Task description >> No pictures go into the copy. Write out exactly the lines below from the one containing "Generate a Python" through the one containing "0.001, 0.001, 0.001, 0.001, 0.001, 0.002, 0.003, 0.015]".

Input data >>
::::::::
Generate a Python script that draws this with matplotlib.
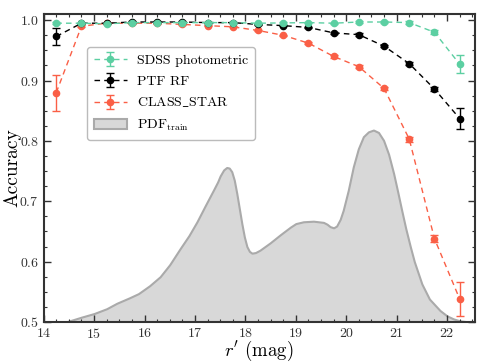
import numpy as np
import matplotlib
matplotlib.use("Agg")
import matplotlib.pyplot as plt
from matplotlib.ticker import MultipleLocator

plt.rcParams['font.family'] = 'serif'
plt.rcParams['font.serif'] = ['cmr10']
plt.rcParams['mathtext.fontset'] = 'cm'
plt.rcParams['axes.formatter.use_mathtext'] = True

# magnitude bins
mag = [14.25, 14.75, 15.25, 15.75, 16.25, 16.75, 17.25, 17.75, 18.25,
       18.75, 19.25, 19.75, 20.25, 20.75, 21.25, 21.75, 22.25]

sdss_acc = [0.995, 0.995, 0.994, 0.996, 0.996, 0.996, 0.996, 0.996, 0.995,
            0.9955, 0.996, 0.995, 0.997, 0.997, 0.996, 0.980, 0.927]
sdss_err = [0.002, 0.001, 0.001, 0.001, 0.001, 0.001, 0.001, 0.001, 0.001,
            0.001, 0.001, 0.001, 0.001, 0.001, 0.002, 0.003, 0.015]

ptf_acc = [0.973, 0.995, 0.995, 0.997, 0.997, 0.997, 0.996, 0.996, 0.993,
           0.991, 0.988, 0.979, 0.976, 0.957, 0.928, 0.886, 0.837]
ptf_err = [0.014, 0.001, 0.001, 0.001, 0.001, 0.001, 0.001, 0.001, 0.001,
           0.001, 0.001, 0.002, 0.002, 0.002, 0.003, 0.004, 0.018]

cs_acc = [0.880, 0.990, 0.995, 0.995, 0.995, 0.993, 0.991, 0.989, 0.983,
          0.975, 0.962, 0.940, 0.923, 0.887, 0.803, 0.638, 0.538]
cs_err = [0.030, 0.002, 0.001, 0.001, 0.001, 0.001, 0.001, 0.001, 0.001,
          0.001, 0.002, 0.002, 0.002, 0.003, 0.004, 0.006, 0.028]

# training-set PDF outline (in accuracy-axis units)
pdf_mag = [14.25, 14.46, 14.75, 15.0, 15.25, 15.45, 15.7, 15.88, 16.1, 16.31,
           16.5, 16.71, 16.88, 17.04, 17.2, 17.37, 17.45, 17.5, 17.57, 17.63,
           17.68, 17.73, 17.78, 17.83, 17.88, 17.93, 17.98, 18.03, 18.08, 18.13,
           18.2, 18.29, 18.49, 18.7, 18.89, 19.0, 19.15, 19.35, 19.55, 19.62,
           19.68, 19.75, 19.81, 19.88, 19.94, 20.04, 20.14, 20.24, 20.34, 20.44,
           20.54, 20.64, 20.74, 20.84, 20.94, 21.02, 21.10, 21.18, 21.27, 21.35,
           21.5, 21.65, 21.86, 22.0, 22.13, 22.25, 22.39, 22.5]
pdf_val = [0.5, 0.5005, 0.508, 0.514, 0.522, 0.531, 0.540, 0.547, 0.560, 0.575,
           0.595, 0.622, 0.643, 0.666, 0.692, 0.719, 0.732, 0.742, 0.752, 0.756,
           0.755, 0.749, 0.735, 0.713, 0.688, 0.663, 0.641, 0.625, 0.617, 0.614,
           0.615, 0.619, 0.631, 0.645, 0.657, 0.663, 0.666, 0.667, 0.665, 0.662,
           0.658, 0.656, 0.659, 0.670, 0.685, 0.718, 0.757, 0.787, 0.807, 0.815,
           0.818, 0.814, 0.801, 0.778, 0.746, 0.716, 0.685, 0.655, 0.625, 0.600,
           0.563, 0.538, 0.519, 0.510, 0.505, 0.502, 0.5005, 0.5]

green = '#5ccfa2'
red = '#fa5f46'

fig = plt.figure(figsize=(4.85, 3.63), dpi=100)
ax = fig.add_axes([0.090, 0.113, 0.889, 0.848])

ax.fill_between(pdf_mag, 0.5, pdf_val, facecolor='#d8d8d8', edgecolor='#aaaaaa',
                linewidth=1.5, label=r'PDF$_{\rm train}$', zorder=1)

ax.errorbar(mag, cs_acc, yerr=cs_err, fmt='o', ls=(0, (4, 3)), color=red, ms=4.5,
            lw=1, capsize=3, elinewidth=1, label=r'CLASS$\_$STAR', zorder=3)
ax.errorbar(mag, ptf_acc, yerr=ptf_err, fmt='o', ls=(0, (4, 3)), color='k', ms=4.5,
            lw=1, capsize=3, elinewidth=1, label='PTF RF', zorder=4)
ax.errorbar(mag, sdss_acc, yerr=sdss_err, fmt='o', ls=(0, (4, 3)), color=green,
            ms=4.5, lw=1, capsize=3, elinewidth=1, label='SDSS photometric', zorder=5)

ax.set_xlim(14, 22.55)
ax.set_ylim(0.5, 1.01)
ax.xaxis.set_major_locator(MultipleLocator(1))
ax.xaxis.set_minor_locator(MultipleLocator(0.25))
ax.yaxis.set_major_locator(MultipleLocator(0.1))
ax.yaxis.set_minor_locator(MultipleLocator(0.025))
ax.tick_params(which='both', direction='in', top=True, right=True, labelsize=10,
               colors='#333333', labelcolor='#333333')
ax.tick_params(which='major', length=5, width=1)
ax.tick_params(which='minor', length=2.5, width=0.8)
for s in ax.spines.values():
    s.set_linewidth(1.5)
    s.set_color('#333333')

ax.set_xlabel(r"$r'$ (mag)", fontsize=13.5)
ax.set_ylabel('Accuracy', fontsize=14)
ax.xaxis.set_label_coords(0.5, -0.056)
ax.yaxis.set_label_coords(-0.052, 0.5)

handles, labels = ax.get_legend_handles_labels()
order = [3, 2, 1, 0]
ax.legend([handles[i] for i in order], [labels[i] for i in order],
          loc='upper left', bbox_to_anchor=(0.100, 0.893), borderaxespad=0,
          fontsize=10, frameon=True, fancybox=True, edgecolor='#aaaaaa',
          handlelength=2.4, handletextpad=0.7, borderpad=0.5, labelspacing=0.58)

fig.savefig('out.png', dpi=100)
::::::::
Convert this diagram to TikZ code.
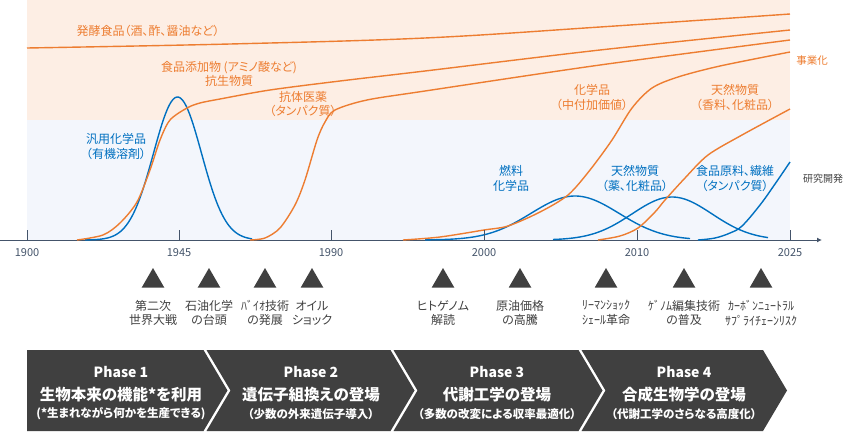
::::::::
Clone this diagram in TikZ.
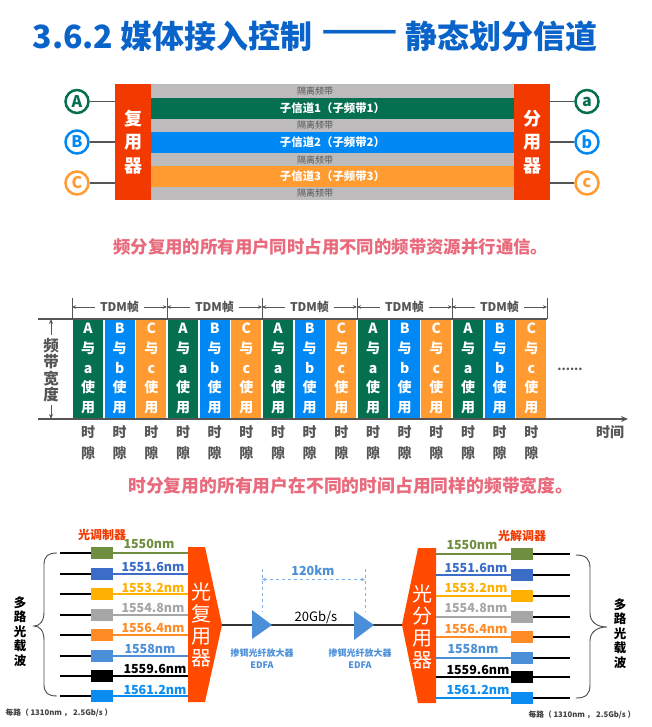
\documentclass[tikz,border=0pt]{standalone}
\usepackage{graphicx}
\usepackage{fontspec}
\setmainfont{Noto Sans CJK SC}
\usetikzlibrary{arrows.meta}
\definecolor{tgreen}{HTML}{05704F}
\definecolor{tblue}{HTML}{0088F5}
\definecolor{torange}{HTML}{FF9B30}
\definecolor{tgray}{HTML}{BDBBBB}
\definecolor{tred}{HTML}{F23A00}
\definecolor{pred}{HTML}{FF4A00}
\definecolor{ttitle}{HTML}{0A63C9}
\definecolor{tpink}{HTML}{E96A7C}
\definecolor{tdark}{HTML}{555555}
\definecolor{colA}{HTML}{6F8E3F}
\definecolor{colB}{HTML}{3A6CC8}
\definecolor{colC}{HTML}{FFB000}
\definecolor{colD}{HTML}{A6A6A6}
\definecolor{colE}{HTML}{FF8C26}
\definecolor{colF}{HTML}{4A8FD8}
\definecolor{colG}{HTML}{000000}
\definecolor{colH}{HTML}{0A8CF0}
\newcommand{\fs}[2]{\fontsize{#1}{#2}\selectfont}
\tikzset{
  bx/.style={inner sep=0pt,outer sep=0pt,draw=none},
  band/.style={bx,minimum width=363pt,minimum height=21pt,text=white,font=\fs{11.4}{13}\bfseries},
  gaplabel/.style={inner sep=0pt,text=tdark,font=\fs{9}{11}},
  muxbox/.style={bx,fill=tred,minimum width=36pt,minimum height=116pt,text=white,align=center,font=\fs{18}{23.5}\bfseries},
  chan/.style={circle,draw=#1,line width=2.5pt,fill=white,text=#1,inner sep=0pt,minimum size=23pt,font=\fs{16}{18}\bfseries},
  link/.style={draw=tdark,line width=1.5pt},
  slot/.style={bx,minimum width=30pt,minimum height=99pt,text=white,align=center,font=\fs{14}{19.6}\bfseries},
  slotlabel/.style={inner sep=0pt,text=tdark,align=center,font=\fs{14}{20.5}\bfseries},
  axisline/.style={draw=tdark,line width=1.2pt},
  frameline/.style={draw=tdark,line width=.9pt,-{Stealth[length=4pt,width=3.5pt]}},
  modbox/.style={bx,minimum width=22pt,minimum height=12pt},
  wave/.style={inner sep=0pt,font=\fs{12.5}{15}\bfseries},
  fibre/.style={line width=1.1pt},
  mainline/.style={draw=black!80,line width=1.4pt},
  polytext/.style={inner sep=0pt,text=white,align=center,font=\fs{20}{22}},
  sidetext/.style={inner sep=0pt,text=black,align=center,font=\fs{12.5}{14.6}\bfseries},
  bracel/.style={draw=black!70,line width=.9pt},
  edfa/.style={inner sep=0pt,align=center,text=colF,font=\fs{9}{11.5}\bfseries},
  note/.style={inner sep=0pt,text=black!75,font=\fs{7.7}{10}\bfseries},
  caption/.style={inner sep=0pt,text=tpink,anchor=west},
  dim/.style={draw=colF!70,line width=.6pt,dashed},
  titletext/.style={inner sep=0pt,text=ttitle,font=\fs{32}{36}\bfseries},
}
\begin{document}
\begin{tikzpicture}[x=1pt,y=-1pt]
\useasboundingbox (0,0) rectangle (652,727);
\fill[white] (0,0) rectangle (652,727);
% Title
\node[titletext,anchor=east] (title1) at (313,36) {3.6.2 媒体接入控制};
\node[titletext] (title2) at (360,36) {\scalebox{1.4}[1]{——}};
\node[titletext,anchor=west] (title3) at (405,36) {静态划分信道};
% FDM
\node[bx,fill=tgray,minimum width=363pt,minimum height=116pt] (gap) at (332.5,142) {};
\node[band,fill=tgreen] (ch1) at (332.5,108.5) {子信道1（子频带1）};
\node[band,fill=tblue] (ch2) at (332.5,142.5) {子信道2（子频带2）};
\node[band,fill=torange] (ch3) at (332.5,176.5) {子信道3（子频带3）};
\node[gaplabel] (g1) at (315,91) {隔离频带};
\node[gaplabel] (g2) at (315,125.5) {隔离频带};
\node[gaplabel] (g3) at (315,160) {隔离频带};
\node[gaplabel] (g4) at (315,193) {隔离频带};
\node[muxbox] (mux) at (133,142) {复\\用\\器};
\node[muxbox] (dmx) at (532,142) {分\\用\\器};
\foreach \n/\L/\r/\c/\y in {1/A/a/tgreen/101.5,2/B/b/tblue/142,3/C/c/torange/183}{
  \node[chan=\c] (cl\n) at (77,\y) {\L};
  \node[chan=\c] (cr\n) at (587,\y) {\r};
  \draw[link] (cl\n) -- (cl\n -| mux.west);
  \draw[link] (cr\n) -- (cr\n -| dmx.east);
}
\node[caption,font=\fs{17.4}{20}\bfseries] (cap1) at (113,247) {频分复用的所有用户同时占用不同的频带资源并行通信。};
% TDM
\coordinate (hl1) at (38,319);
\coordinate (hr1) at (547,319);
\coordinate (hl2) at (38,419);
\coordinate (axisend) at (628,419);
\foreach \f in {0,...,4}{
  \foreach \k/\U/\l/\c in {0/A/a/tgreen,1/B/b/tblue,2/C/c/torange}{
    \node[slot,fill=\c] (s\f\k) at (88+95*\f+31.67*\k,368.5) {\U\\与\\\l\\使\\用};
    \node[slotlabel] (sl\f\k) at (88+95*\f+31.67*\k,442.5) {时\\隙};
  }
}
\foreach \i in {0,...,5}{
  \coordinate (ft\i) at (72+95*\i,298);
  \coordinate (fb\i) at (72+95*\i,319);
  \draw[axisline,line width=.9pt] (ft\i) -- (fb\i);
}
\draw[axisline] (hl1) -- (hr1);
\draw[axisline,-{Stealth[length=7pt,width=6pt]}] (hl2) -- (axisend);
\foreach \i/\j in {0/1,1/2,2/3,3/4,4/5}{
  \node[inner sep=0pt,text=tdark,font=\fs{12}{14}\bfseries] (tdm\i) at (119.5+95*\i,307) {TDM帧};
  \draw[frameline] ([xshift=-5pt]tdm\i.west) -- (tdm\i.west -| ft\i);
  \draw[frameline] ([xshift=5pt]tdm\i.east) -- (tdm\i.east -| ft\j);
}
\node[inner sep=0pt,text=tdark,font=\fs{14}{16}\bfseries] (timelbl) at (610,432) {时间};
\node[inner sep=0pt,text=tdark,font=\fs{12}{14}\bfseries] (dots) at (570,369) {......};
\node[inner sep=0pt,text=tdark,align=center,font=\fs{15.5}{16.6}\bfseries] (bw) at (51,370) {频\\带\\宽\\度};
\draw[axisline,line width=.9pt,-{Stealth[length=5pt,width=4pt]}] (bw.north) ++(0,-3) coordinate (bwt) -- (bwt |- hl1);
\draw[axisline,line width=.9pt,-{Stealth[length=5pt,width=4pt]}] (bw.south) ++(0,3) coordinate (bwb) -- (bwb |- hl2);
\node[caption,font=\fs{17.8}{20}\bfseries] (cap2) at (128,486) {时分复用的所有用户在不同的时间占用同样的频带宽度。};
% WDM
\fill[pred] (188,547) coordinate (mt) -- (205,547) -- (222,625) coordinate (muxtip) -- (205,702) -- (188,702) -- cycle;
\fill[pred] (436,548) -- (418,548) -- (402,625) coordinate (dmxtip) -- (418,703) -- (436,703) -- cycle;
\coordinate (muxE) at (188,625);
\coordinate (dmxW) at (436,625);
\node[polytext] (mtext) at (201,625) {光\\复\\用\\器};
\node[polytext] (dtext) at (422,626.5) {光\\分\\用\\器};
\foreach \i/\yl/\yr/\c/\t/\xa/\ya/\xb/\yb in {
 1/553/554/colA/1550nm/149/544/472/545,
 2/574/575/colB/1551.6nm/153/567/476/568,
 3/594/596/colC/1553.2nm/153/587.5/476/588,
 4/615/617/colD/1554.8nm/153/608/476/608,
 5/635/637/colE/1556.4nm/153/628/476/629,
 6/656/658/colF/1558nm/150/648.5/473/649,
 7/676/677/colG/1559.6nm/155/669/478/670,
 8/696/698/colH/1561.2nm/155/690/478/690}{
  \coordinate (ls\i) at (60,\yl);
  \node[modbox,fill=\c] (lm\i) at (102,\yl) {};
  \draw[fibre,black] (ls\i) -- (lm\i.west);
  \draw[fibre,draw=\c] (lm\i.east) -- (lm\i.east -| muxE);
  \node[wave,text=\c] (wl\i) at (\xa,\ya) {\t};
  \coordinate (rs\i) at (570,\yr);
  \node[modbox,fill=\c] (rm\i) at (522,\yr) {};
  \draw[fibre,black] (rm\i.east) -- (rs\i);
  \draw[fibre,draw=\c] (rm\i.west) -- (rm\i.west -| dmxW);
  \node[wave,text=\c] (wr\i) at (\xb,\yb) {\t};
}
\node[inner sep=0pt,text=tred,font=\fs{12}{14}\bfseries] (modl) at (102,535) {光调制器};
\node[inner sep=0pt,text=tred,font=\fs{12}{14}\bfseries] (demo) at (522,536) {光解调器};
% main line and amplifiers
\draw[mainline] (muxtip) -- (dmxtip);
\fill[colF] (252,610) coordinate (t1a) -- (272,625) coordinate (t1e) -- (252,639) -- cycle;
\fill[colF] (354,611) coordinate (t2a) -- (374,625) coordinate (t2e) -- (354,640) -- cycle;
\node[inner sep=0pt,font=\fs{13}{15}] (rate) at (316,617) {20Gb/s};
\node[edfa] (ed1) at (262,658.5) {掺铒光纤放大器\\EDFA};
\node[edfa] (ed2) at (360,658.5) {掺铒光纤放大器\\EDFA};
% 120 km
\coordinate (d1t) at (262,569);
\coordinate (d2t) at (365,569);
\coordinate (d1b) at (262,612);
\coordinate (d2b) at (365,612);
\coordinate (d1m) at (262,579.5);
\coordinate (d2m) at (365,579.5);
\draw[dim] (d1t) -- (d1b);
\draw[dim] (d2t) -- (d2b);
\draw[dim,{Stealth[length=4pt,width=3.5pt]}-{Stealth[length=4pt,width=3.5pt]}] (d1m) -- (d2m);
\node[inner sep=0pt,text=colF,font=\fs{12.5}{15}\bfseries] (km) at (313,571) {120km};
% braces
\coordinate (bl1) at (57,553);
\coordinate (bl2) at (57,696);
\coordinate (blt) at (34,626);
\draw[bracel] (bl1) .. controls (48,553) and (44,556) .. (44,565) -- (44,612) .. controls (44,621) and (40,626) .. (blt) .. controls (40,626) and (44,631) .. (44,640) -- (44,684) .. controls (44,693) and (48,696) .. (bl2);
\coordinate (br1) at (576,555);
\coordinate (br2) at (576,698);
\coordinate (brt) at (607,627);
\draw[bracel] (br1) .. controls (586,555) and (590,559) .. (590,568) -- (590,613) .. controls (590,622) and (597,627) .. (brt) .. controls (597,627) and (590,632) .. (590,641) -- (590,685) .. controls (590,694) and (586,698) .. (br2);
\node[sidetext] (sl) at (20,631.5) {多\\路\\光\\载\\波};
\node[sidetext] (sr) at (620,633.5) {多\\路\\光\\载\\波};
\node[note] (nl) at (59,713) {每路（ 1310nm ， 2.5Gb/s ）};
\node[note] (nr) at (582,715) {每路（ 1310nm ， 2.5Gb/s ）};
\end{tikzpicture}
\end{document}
::::::::
Task output >>
Generate a Python script that draws this with matplotlib.
import numpy as np
import matplotlib
matplotlib.use("Agg")
import matplotlib.pyplot as plt
from matplotlib.ticker import MultipleLocator

plt.rcParams['font.family'] = 'serif'
plt.rcParams['font.serif'] = ['cmr10']
plt.rcParams['mathtext.fontset'] = 'cm'
plt.rcParams['axes.formatter.use_mathtext'] = True

# magnitude bins
mag = [14.25, 14.75, 15.25, 15.75, 16.25, 16.75, 17.25, 17.75, 18.25,
       18.75, 19.25, 19.75, 20.25, 20.75, 21.25, 21.75, 22.25]

sdss_acc = [0.995, 0.995, 0.994, 0.996, 0.996, 0.996, 0.996, 0.996, 0.995,
            0.9955, 0.996, 0.995, 0.997, 0.997, 0.996, 0.980, 0.927]
sdss_err = [0.002, 0.001, 0.001, 0.001, 0.001, 0.001, 0.001, 0.001, 0.001,
            0.001, 0.001, 0.001, 0.001, 0.001, 0.002, 0.003, 0.015]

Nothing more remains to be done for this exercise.